Take the way she does the classic "Good Morning Heartache" made famous by Billie Holiday's recording, which leaves the listener almost devastated by its inherent sadness, a sorrow which Billie herself knew all too well. In a YouTube version with Glanden's trio, Park is cooler about it than Billie, but the feeling comes across anyway. She's more like an empathic friend than a jaded lover, but the feeling resonates inside you, and it brings you close to tears, because you've been through it yourself. The emotion is evoked by the slight expressive changes in her voice and the way she extends the notes until they go out into space. Then too, the sheer beauty of Park's voice mirrors the meaning of the song like the moonlight reflected on a clear lake. Her rubato rendition of "My Funny Valentine," where she accompanies herself on piano, gives her more of an opportunity to vary the phrasing, adding just a touch of scat, while as self-accompanist she achieves the sensitivity of one of her favorite pianists, Bill Evans, in the way she comps with slightly dissonant impressionist chord changes. The emotion builds and the pitch rises to a point of cathartic pathos followed by a sense of inner peace.

When Park takes an upbeat standard like "Bye Bye Blackbird" or does a lively bossa nova twist on "You Don't Know What Love Is," you hear her precise yet laid back mastery of the jazz idiom. The swing, the rhythmic pulsation, the holding back to make a point, with which more mature vocalists still struggle, is already "in there." She's mastered these nuances without resorting to the "jive" concoctions that some singers consider their "signature." Park takes the tune on its own terms, makes it speak for itself, and, as a listener, you end up forgetting time and place, absorbed in the song. In that respect, she's like one of her favorite instrumentalists, saxophonist Paul Desmond, who compared his sound to a dry martini. With Park, as with Paul Desmond, you get it straight up, but you become intoxicated.

UArts vocalist and professor Justin Binek summed up Park's diverse talents as follows: "Her ability to switch between slow and bluesy ballads, up-tempo bebop tunes, Brazilian bossa novas, and wordless contemporary jazz instrumentals is extraordinary. She combines an incredible theoretical knowledge with her beautiful melodic sensibilities."

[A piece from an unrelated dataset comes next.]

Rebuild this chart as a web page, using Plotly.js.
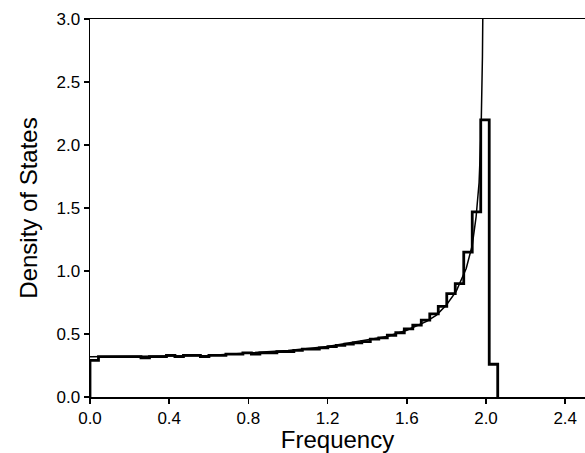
<!DOCTYPE html>
<html>
<head>
<meta charset="utf-8">
<script src="https://cdn.plot.ly/plotly-3.0.1.min.js"></script>
<style>html,body{margin:0;padding:0;background:#fff;}#chart{width:585px;height:453px;}</style>
</head>
<body>
<div id="chart"></div>
<script>
// Histogram of sampled frequencies (bin width and bar heights)
const binWidth = 0.0429;
const histDensity = [
  0.29, 0.32, 0.32, 0.32, 0.32, 0.32, 0.31, 0.32, 0.32, 0.33,
  0.32, 0.33, 0.33, 0.32, 0.33, 0.33, 0.34, 0.34, 0.35, 0.34,
  0.35, 0.35, 0.36, 0.36, 0.37, 0.38, 0.38, 0.39, 0.40, 0.41,
  0.42, 0.43, 0.44, 0.46, 0.47, 0.49, 0.51, 0.54, 0.57, 0.61,
  0.66, 0.72, 0.82, 0.90, 1.15, 1.47, 2.20, 0.26
];
// Analytic density-of-states curve
const curveFreq = [0.0, 0.2, 0.4, 0.6, 0.8, 1.0, 1.2, 1.4, 1.5, 1.6, 1.7, 1.75, 1.8, 1.85, 1.9, 1.93, 1.95, 1.965, 1.975, 1.982, 1.986];
const curveDens = [0.32, 0.32, 0.325, 0.33, 0.35, 0.37, 0.40, 0.45, 0.48, 0.53, 0.60, 0.65, 0.73, 0.84, 1.02, 1.20, 1.43, 1.70, 2.10, 2.70, 3.40];
const xTicks = [0.0, 0.4, 0.8, 1.2, 1.6, 2.0, 2.4];
const yTicks = [0.0, 0.5, 1.0, 1.5, 2.0, 2.5, 3.0];

const hx = [0], hy = [0];
histDensity.forEach((v, i) => { hx.push(i * binWidth); hy.push(v); });
hx.push(histDensity.length * binWidth); hy.push(0);

const traces = [
  {x: curveFreq, y: curveDens, mode: 'lines', line: {color: '#000', width: 1.5}, hoverinfo: 'skip'},
  {x: hx, y: hy, mode: 'lines', line: {color: '#000', width: 2.8, shape: 'hv'}, hoverinfo: 'skip'}
];
const fam = 'Liberation Sans, Arial, Helvetica, sans-serif';
const tickFont = {family: fam, size: 17, color: '#000'};
const titleFont = {family: fam, size: 24, color: '#000'};
const layout = {
  width: 585, height: 453,
  margin: {l: 90, r: 0, t: 19, b: 56},
  paper_bgcolor: '#fff', plot_bgcolor: '#fff',
  showlegend: false,
  xaxis: {
    range: [0, 2.5], tickvals: xTicks, ticktext: xTicks.map(v => v.toFixed(1)),
    ticks: 'outside', ticklen: 5, tickwidth: 1.5, tickcolor: '#000',
    showline: true, linecolor: '#000', linewidth: 1.5, mirror: true,
    showgrid: false, zeroline: false, tickfont: tickFont,
    title: {text: 'Frequency', font: titleFont, standoff: 3}
  },
  yaxis: {
    range: [0, 3.0], tickvals: yTicks, ticktext: yTicks.map(v => v.toFixed(1)),
    ticks: 'outside', ticklen: 5, tickwidth: 1.5, tickcolor: '#000',
    showline: true, linecolor: '#000', linewidth: 1.5, mirror: true,
    showgrid: false, zeroline: false, tickfont: tickFont,
    title: {text: 'Density of States', font: titleFont, standoff: 12}
  }
};
Plotly.newPlot('chart', traces, layout, {staticPlot: true, displayModeBar: false});
</script>
</body>
</html>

So, what's on tap for this gem of a vocalist, who is already working the circuit and having a strong impact on her peers, sidemen, and growing fan base? Her own goals are modest and already being fulfilled every time she performs: "I want to talk when I sing, and make the people feel happy and help their minds heal. I want to touch their minds with my singing." Her audiences and varied sidemen will guide her into new territories and musical adventures, bringing out aspects of her singing she didn't even know were there. With all that may come frustration, problems of fame and money, perhaps even manipulation and seduction by agents and record companies. There has hardly been a great jazz singer who hasn't gone down those rough roads. But Park, like Ella Fitzgerald and Cassandra Wilson, seems to have an emotional maturity and resilience that will carry her through untainted by these vicissitudes.